Secondo il ministro degli Esteri estone, Margus Tsahkna, queste azioni sono “parte di un più ampio piano di escalation da parte della Russia”. Il presidente ceco Petr Pavel, intanto, alza la guardia: “dobbiamo rispondere anche abbattendo gli aerei russi, se necessario”.
Ora Trump teme una guerra mondiale?
Ben prima di tornare alla Casa Bianca, Trump aveva già annunciato chiaramente le proprie intenzioni agli europei: senza un ingente aumento della spesa militare da parte degli Alleati Nato, gli Usa sarebbero usciti dall’Alleanza. Dopo la rielezione di Trump, il suo segretario alla Difesa ha spiegato agli europei quanto avrebbero dovuto sborsare per espandere i propri eserciti e proteggere l’Ucraina: 3,100 miliardi di dollari nei prossimi dieci anni, secondo i calcoli di Bloomberg Economics.

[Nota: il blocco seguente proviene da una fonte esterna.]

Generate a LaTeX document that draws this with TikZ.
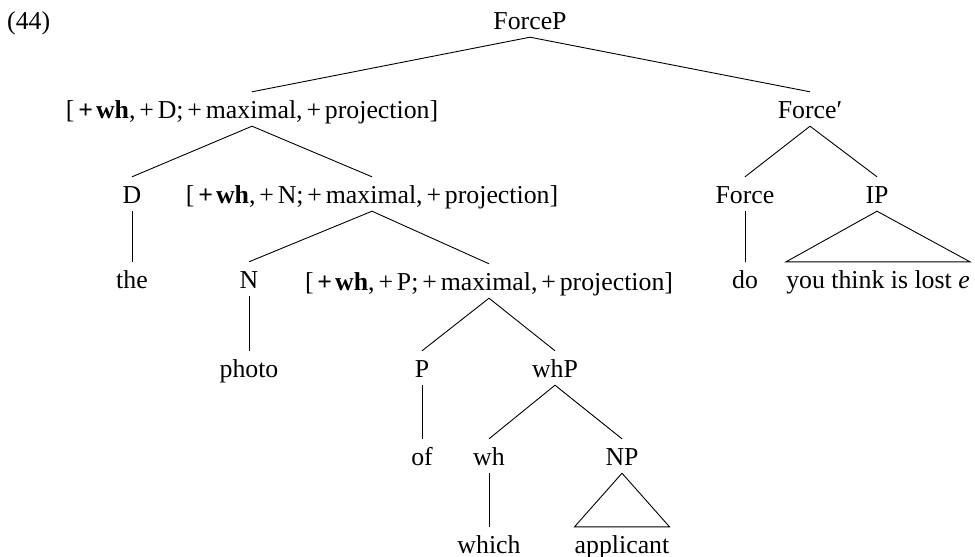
\documentclass[tikz,border=0pt]{standalone}
\usepackage{fontspec}
\setmainfont{Liberation Serif}
\newcommand{\pl}{\kern0.15em+\kern0.15em}
\newcommand{\bwh}{\kern0.15em\textbf{+\kern0.12em wh}}
\begin{document}
\begin{tikzpicture}[x=1pt,y=-1pt,
  lab/.style={anchor=base, inner sep=0pt, text height=26pt, text depth=8pt,
    font=\fontsize{25.8}{30}\selectfont},
  edge/.style={line width=0.9pt, line join=miter}]
\useasboundingbox (0,0) rectangle (975,557);
% labels
\node[lab, anchor=base west] (ex) at (7,29) {(44)};
\node[lab] (forcep) at (530,29) {ForceP};
\node[lab] (featd) at (252,118) {[\bwh,\pl D;\pl maximal,\pl projection]};
\node[lab] (forcebar) at (810,118) {Force′};
\node[lab] (d) at (132,203) {D};
\node[lab] (featn) at (372,203) {[\bwh,\pl N;\pl maximal,\pl projection]};
\node[lab] (force) at (745,203) {Force};
\node[lab] (ip) at (877,203) {IP};
\node[lab] (the) at (132,288) {the};
\node[lab] (n) at (249,288) {N};
\node[lab] (featp) at (489,290) {[\bwh,\pl P;\pl maximal,\pl projection]};
\node[lab] (do) at (745,288) {do};
\node[lab] (ipt) at (878,288) {you think is lost \textit{e}};
\node[lab] (photo) at (249,377) {photo};
\node[lab] (p) at (422,377) {P};
\node[lab] (whp) at (555,377) {whP};
\node[lab] (of) at (422,465) {of};
\node[lab] (wh) at (489,465) {wh};
\node[lab] (np) at (622,465) {NP};
\node[lab] (which) at (489,553) {which};
\node[lab] (appl) at (622,553) {applicant};
% branches
\draw[edge] (featd.north) -- (forcep.south) -- (forcebar.north);
\draw[edge] (d.north) -- (featd.south) -- (featn.north);
\draw[edge] (force.north) -- (forcebar.south) -- (ip.north);
\draw[edge] (d.south) -- (the.north);
\draw[edge] (force.south) -- (do.north);
\draw[edge] (n.north) -- (featn.south) -- (featp.north);
\draw[edge] (n.south) -- (photo.north);
\draw[edge] (p.north) -- (featp.south) -- (whp.north);
\draw[edge] (p.south) -- (of.north);
\draw[edge] (wh.north) -- (whp.south) -- (np.north);
\draw[edge] (wh.south) -- (which.north);
% triangles
\draw[edge] (ip.south) -- (ipt.north west) -- (ipt.north east) -- cycle;
\draw[edge] (np.south) -- (appl.north west) -- (appl.north east) -- cycle;
\end{tikzpicture}
\end{document}
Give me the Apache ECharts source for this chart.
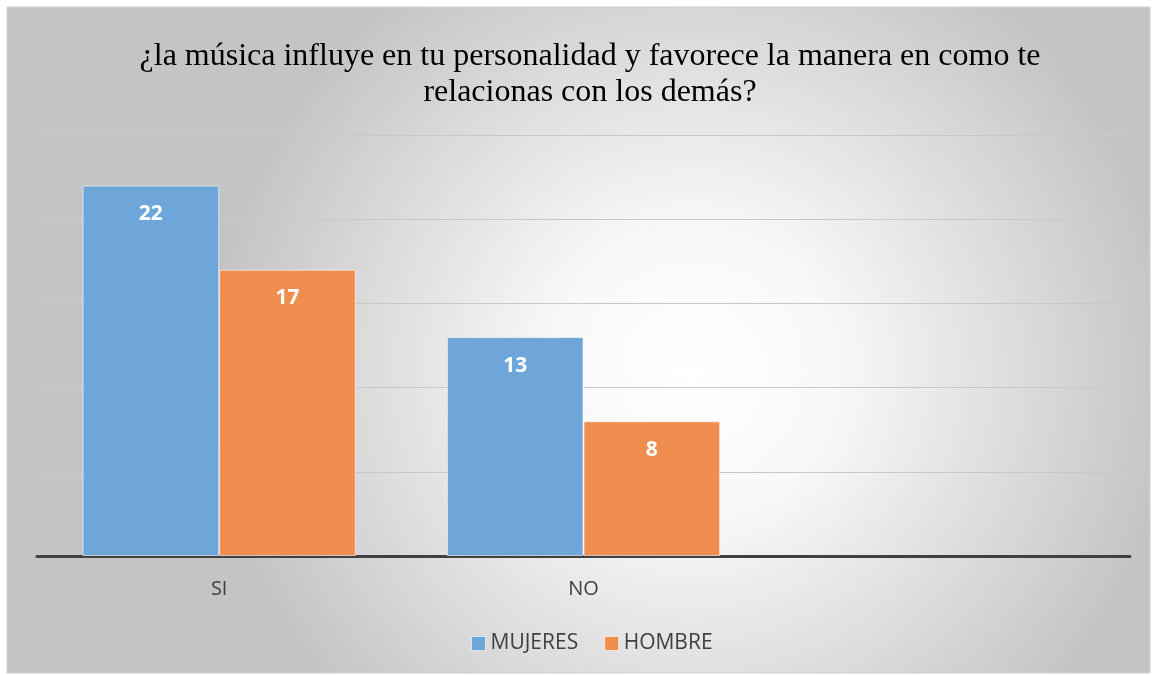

Poi sono arrivate le dichiarazioni delle istituzioni europee, che hanno rassicurato Trump e le richieste di Mark Rutte, segretario generale della Nato, fino all’approvazione del ReArmEu, il piano per il riarmo europeo dal valore di 800 miliardi di euro.
Insomma, che gli Usa non vogliano più essere in prima linea per difendere l’Europa non sorprende. Ciò che sorprende gli osservatori, invece, è il tempismo con cui questa strategia è tornata in auge. Ovvero, proprio mentre Vladimir Putin alza la posta in palio e minaccia Polonia ed Estonia (e con essa tutti e tre i Paesi baltici).
L’indiscrezione sulla strategia del Pentagono stride con le rassicurazioni di Trump (“difenderemo la Polonia e i Paesi baltici), ma forse c’è un altro elemento ancora più controverso nelle dichiarazioni di questi giorni. Il 17 settembre, infatti, il tycoon aveva escluso la possibilità di un conflitto mondiale durante la conferenza stampa congiunta con il premier Uk Keir Starmer, la stessa in cui si è detto “molto deluso” da Vladimir Putin. A distanza di soli tre giorni, sabato scorso, il presidente americano ha presentato l’ipotesi di una escalation, con tanto di coinvolgimento americano, come un’ipotesi tutt’altro che improbabile.
Intanto, Mosca ha arruolato 160mila reclute della leva primaverile che, ha riferito, non serviranno per combattere in Ucraina.